--- START OF Information supplied ---

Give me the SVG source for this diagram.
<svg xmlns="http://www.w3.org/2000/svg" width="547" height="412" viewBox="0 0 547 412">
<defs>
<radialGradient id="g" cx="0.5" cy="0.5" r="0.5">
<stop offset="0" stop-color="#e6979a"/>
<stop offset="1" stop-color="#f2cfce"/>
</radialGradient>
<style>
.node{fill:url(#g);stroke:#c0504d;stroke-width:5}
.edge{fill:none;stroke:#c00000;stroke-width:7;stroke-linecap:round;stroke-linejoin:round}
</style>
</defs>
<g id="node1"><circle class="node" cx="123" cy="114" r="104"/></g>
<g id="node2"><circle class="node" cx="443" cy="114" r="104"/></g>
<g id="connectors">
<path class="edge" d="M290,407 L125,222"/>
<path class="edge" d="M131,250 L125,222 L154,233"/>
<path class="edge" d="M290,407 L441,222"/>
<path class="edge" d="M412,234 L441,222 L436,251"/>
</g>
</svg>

--- END OF Information supplied ---

Reproduce the listing shown above in its entirety, exactly.

Full output:
Give me the SVG source for this diagram.
<svg xmlns="http://www.w3.org/2000/svg" width="547" height="412" viewBox="0 0 547 412">
<defs>
<radialGradient id="g" cx="0.5" cy="0.5" r="0.5">
<stop offset="0" stop-color="#e6979a"/>
<stop offset="1" stop-color="#f2cfce"/>
</radialGradient>
<style>
.node{fill:url(#g);stroke:#c0504d;stroke-width:5}
.edge{fill:none;stroke:#c00000;stroke-width:7;stroke-linecap:round;stroke-linejoin:round}
</style>
</defs>
<g id="node1"><circle class="node" cx="123" cy="114" r="104"/></g>
<g id="node2"><circle class="node" cx="443" cy="114" r="104"/></g>
<g id="connectors">
<path class="edge" d="M290,407 L125,222"/>
<path class="edge" d="M131,250 L125,222 L154,233"/>
<path class="edge" d="M290,407 L441,222"/>
<path class="edge" d="M412,234 L441,222 L436,251"/>
</g>
</svg>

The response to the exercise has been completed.